§ Aim of the task:
Begin with the line holding "Generate a LaTeX", end with the line holding "(0,0) rectangle (954,425);", and repeat every line in between exactly, without pictures.

Collected data:
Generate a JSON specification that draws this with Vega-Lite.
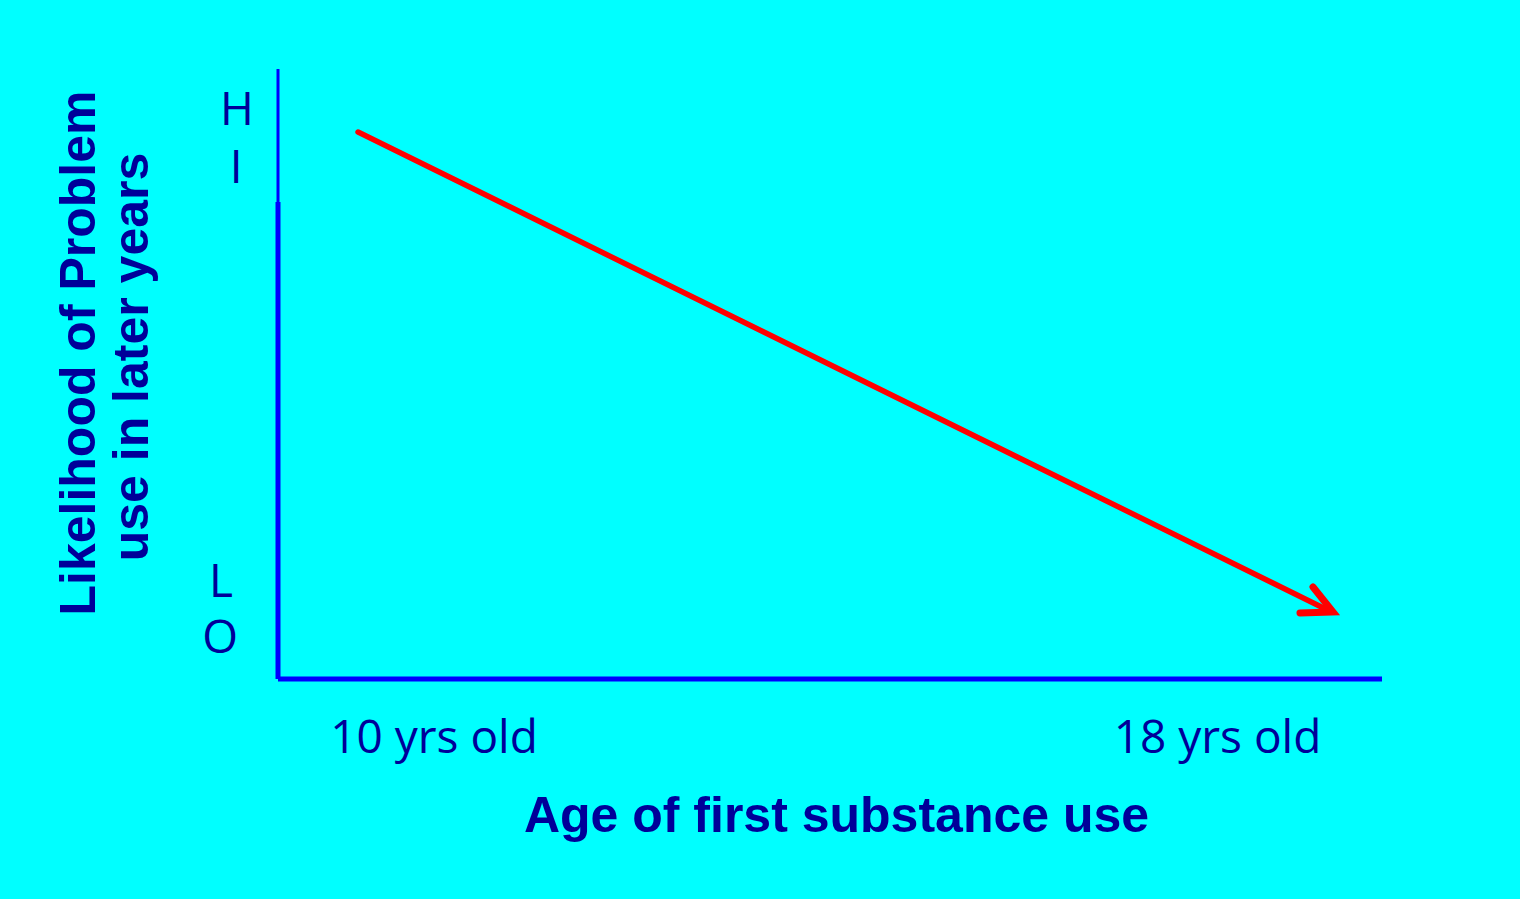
{
  "$schema": "https://vega.github.io/schema/vega-lite/v6.json",
  "width": 1104,
  "height": 610,
  "autosize": {"type": "none"},
  "padding": {"left": 278, "top": 69, "right": 138, "bottom": 220},
  "background": "#00FFFF",
  "config": {"view": {"stroke": null}},
  "datasets": {
    "axes": [
      {"part": "y-thin", "x": 0, "x2": 0, "y": 78.2, "y2": 100, "w": 3},
      {"part": "y-thick", "x": 0, "x2": 0, "y": 0, "y2": 78.2, "w": 5},
      {"part": "x-axis", "x": 0, "x2": 100, "y": 0, "y2": 0, "w": 5}
    ],
    "arrow": [
      {"part": "shaft", "seq": 1, "x": 7.25, "y": 89.67, "w": 5.5},
      {"part": "shaft", "seq": 2, "x": 95.2, "y": 11.2, "w": 5.5},
      {"part": "head", "seq": 1, "x": 93.75, "y": 15.08, "w": 7},
      {"part": "head", "seq": 2, "x": 95.56, "y": 10.98, "w": 7},
      {"part": "head", "seq": 3, "x": 92.57, "y": 10.82, "w": 7}
    ],
    "ticks": [
      {"label": "H", "x": -3.71, "y": 90.82},
      {"label": "I", "x": -3.8, "y": 81.31},
      {"label": "L", "x": -5.16, "y": 13.44},
      {"label": "O", "x": -5.25, "y": 4.26},
      {"label": "10 yrs old", "x": 14.13, "y": -12.13},
      {"label": "18 yrs old", "x": 85.1, "y": -12.13}
    ],
    "xtitle": [
      {"label": "Age of first substance use", "x": 50.59, "y": -25.08}
    ],
    "ytitle": [
      {"label": "Likelihood of Problem", "x": -16.58, "y": 53.44},
      {"label": "use in later years", "x": -11.78, "y": 52.79}
    ]
  },
  "layer": [
    {
      "data": {"name": "axes"},
      "mark": {"type": "rule", "color": "#0000FF", "strokeCap": "butt"},
      "encoding": {
        "x": {"field": "x", "type": "quantitative", "scale": {"domain": [0, 100], "nice": false, "zero": false}, "axis": null},
        "x2": {"field": "x2"},
        "y": {"field": "y", "type": "quantitative", "scale": {"domain": [0, 100], "nice": false, "zero": false}, "axis": null},
        "y2": {"field": "y2"},
        "strokeWidth": {"field": "w", "type": "quantitative", "scale": null}
      }
    },
    {
      "data": {"name": "arrow"},
      "mark": {"type": "line", "color": "#FF0000", "strokeCap": "round", "strokeJoin": "miter"},
      "encoding": {
        "x": {"field": "x", "type": "quantitative"},
        "y": {"field": "y", "type": "quantitative"},
        "detail": {"field": "part"},
        "order": {"field": "seq", "type": "quantitative"},
        "strokeWidth": {"field": "w", "type": "quantitative", "scale": null}
      }
    },
    {
      "data": {"name": "ticks"},
      "mark": {"type": "text", "font": "Open Sans", "fontSize": 46, "color": "#000099", "align": "center", "baseline": "alphabetic"},
      "encoding": {
        "x": {"field": "x", "type": "quantitative"},
        "y": {"field": "y", "type": "quantitative"},
        "text": {"field": "label"}
      }
    },
    {
      "data": {"name": "xtitle"},
      "mark": {"type": "text", "font": "Liberation Sans", "fontSize": 50, "fontWeight": "bold", "color": "#000099", "align": "center", "baseline": "alphabetic"},
      "encoding": {
        "x": {"field": "x", "type": "quantitative"},
        "y": {"field": "y", "type": "quantitative"},
        "text": {"field": "label"}
      }
    },
    {
      "data": {"name": "ytitle"},
      "mark": {"type": "text", "font": "Liberation Sans", "fontSize": 50, "fontWeight": "bold", "color": "#000099", "align": "center", "baseline": "alphabetic", "angle": 270},
      "encoding": {
        "x": {"field": "x", "type": "quantitative"},
        "y": {"field": "y", "type": "quantitative"},
        "text": {"field": "label"}
      }
    }
  ]
}
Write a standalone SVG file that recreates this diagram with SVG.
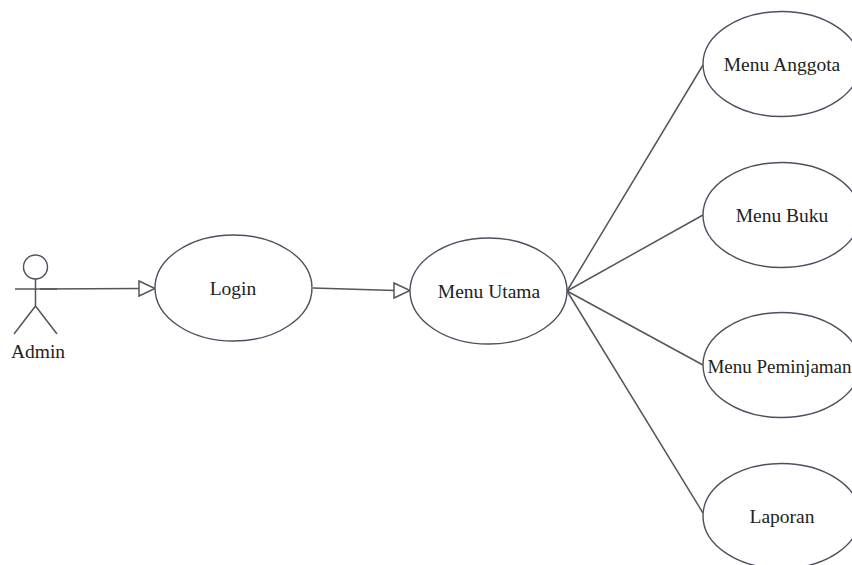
<svg xmlns="http://www.w3.org/2000/svg" width="852" height="565" viewBox="0 0 852 565">
<style>
.n{fill:#fff;stroke:#4f4f62;stroke-width:1.4}
.l{fill:none;stroke:#55555a;stroke-width:1.5}
.a{fill:#fff;stroke:#55555a;stroke-width:1.5}
text{font-family:"Liberation Serif","Times New Roman",serif;font-size:19.500px;fill:#222;text-anchor:middle}
</style>
<rect width="852" height="565" fill="#fff"/>
<g id="connectors">
<path class="l" d="M40 289L140 288.500"/>
<path class="a" d="M139 281L155 288.500L139 296Z"/>
<path class="l" d="M313 288L395 290.500"/>
<path class="a" d="M394 283L410 290.500L394 298Z"/>
<path class="l" d="M567 291L703 65"/>
<path class="l" d="M567 291L703 215"/>
<path class="l" d="M567 291L703 365"/>
<path class="l" d="M567 291L703 513"/>
</g>
<g id="actor-admin">
<circle class="n" cx="35.500" cy="267" r="12"/>
<path class="l" d="M35.500 279V306M15 289H57M35.500 306L14 334M35.500 306L57 334"/>
<text x="38" y="358">Admin</text>
</g>
<g id="login"><ellipse class="n" cx="233.500" cy="288" rx="78.500" ry="53"/><text x="233" y="295">Login</text></g>
<g id="menu-utama"><ellipse class="n" cx="488.500" cy="291" rx="78.500" ry="53"/><text x="489" y="298">Menu Utama</text></g>
<g id="menu-anggota"><ellipse class="n" cx="781.500" cy="64" rx="78.500" ry="52.500"/><text x="782" y="71">Menu Anggota</text></g>
<g id="menu-buku"><ellipse class="n" cx="781.500" cy="215" rx="78.500" ry="52.500"/><text x="782" y="222">Menu Buku</text></g>
<g id="menu-peminjaman"><ellipse class="n" cx="781.500" cy="365" rx="78.500" ry="52.500"/><text x="779.500" y="373" style="font-size:19px">Menu Peminjaman</text></g>
<g id="laporan"><ellipse class="n" cx="781.500" cy="516" rx="78.500" ry="52.500"/><text x="782" y="523">Laporan</text></g>
</svg>
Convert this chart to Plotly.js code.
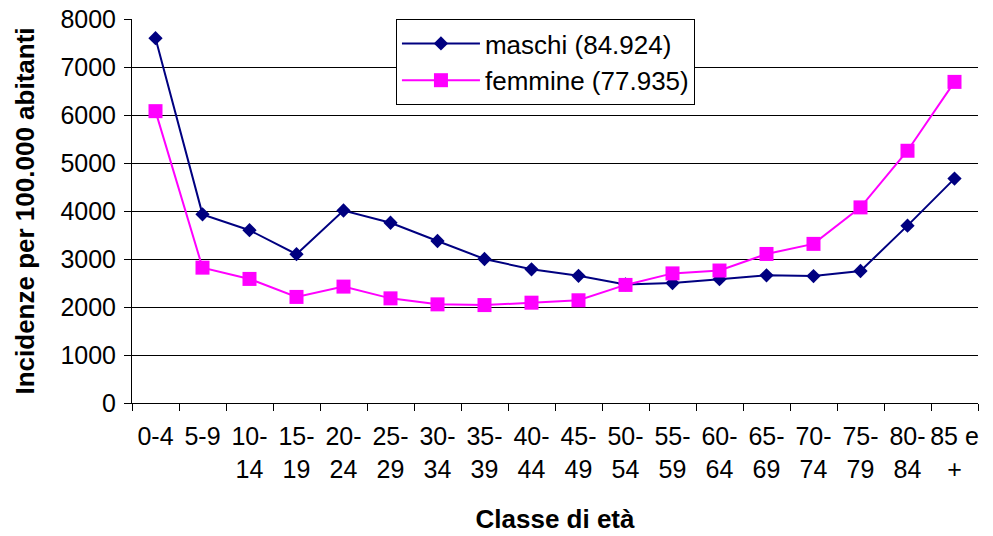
<!DOCTYPE html>
<html>
<head>
<meta charset="utf-8">
<script src="https://cdn.plot.ly/plotly-3.0.1.min.js"></script>
<style>html,body{margin:0;padding:0;background:#fff;}#chart{width:993px;height:536px;}</style>
</head>
<body>
<div id="chart"></div>
<script>
const categories = ["0-4","5-9","10-<br>14","15-<br>19","20-<br>24","25-<br>29","30-<br>34","35-<br>39","40-<br>44","45-<br>49","50-<br>54","55-<br>59","60-<br>64","65-<br>69","70-<br>74","75-<br>79","80-<br>84","85 e<br>+"];
const maschi = [7600,3930,3600,3100,4010,3755,3375,3000,2785,2650,2470,2500,2580,2660,2645,2750,3695,4675];
const femmine = [6080,2820,2585,2210,2425,2180,2055,2040,2090,2140,2460,2700,2760,3105,3315,4075,5255,6690];
const nameM = "maschi (84.924)";
const nameF = "femmine (77.935)";

const FONT = "Arial, 'Liberation Sans', sans-serif";

const traces = [
  {x: categories, y: maschi, name: nameM, type: "scatter", mode: "lines+markers",
   line: {color: "#000080", width: 2}, marker: {symbol: "diamond", size: 11, color: "#000080"}},
  {x: categories, y: femmine, name: nameF, type: "scatter", mode: "lines+markers",
   line: {color: "#FF00FF", width: 2}, marker: {symbol: "square", size: 14, color: "#FF00FF"}}
];

const layout = {
  width: 993, height: 536,
  margin: {l: 132, r: 15, t: 19, b: 133},
  paper_bgcolor: "#fff", plot_bgcolor: "#fff",
  font: {family: FONT, color: "#000", size: 25},
  showlegend: true,
  legend: {x: 0.312, y: 1, xanchor: "left", yanchor: "top", bgcolor: "#fff",
           bordercolor: "#000", borderwidth: 1, font: {size: 26, family: FONT},
           itemwidth: 78, tracegroupgap: 0},
  xaxis: {
    type: "category", range: [-0.5, 17.5],
    showgrid: false, showline: true, linecolor: "#000", linewidth: 1,
    ticks: "outside", tickson: "boundaries", ticklen: 7, tickcolor: "#000",
    tickfont: {size: 25, family: FONT}, tickangle: 0, ticklabelstandoff: 11,
    title: {text: "Classe di età", font: {size: 26, family: FONT, weight: "bold"}, standoff: 28},
    fixedrange: true
  },
  yaxis: {
    range: [0, 8000], dtick: 1000, tick0: 0,
    showgrid: true, gridcolor: "#000", gridwidth: 1,
    showline: true, linecolor: "#000", linewidth: 1, zeroline: false,
    ticks: "outside", ticklen: 7, tickcolor: "#000",
    tickfont: {size: 25, family: FONT}, ticklabelstandoff: 3,
    title: {text: "Incidenze per 100.000 abitanti", font: {size: 26, family: FONT, weight: "bold"}, standoff: 18},
    fixedrange: true
  }
};

Plotly.newPlot("chart", traces, layout, {displayModeBar: false, staticPlot: true});
</script>
</body>
</html>
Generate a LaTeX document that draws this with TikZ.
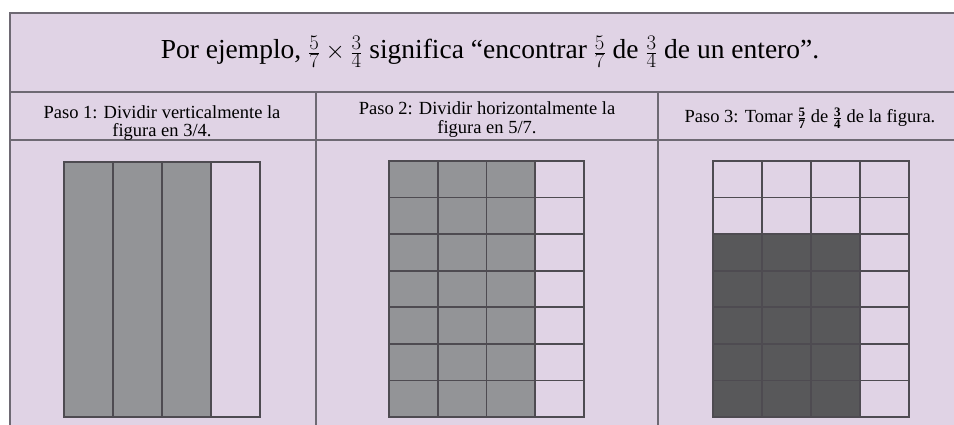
\documentclass[tikz,border=0pt]{standalone}
\usepackage{fontspec}
\setmainfont{Liberation Serif}
\definecolor{lila}{HTML}{E0D3E5}
\definecolor{gris}{HTML}{939497}
\definecolor{oscuro}{HTML}{58585A}
\definecolor{borde}{HTML}{6E6973}
\definecolor{rejilla}{HTML}{4E4B51}

\begin{document}
\begin{tikzpicture}[
    x=1pt, y=-1pt,
    tabla/.style={draw=borde, line width=2.5pt},
    celda/.style={draw=rejilla, line width=1.8pt},
    paso/.style={font=\fontsize{18.5}{18.5}\selectfont},
    every node/.style={inner sep=0pt, align=center}
]
  \useasboundingbox (0,0) rectangle (954,425);

  % table
  \fill[lila] (10,13) rectangle (954,425);
  \draw[tabla] (954,13) -- (10,13) -- (10,425);
  \draw[tabla] (10,92) -- (954,92);
  \draw[tabla] (10,140) -- (954,140);
  \draw[tabla] (316,92) -- (316,425);
  \draw[tabla] (658,92) -- (658,425);

  % texts
  \node[anchor=base, font=\fontsize{27.5}{30}\selectfont] (titulo) at (490,59)
    {Por ejemplo, $\frac{5}{7}\times\frac{3}{4}$ significa “encontrar $\frac{5}{7}$ de $\frac{3}{4}$ de un entero”.};
  \node[paso] (paso1) at (162,123) {Paso 1: Dividir verticalmente la\\figura en 3/4.};
  \node[paso] (paso2) at (487,119.5) {Paso 2: Dividir horizontalmente la\\figura en 5/7.};
  \node[paso, anchor=base] (paso3) at (810,123)
    {Paso 3: Tomar $\frac{\mathbf{5}}{\mathbf{7}}$ de $\frac{\mathbf{3}}{\mathbf{4}}$ de la figura.};

  % paso 1
  \begin{scope}[shift={(64,162)}]
    \fill[gris] (0,0) rectangle (147,255);
    \foreach \i in {1,...,3} \draw[celda] (49*\i,0) -- (49*\i,255);
    \draw[celda] (0,0) rectangle (196,255);
  \end{scope}

  % paso 2
  \begin{scope}[shift={(389,161)}]
    \fill[gris] (0,0) rectangle (146.25,256);
    \foreach \i in {1,...,3} \draw[celda] (48.75*\i,0) -- (48.75*\i,256);
    \foreach \j in {1,...,6} \draw[celda] (0,256*\j/7) -- (195,256*\j/7);
    \draw[celda] (0,0) rectangle (195,256);
  \end{scope}

  % paso 3
  \begin{scope}[shift={(713,161)}]
    \fill[oscuro] (0,256*2/7) rectangle (147,256);
    \foreach \i in {1,...,3} \draw[celda] (49*\i,0) -- (49*\i,256);
    \foreach \j in {1,...,6} \draw[celda] (0,256*\j/7) -- (196,256*\j/7);
    \draw[celda] (0,0) rectangle (196,256);
  \end{scope}
\end{tikzpicture}
\end{document}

§ Written response:
Generate a LaTeX document that draws this with TikZ.
\documentclass[tikz,border=0pt]{standalone}
\usepackage{fontspec}
\setmainfont{Liberation Serif}
\definecolor{lila}{HTML}{E0D3E5}
\definecolor{gris}{HTML}{939497}
\definecolor{oscuro}{HTML}{58585A}
\definecolor{borde}{HTML}{6E6973}
\definecolor{rejilla}{HTML}{4E4B51}

\begin{document}
\begin{tikzpicture}[
    x=1pt, y=-1pt,
    tabla/.style={draw=borde, line width=2.5pt},
    celda/.style={draw=rejilla, line width=1.8pt},
    paso/.style={font=\fontsize{18.5}{18.5}\selectfont},
    every node/.style={inner sep=0pt, align=center}
]
  \useasboundingbox (0,0) rectangle (954,425);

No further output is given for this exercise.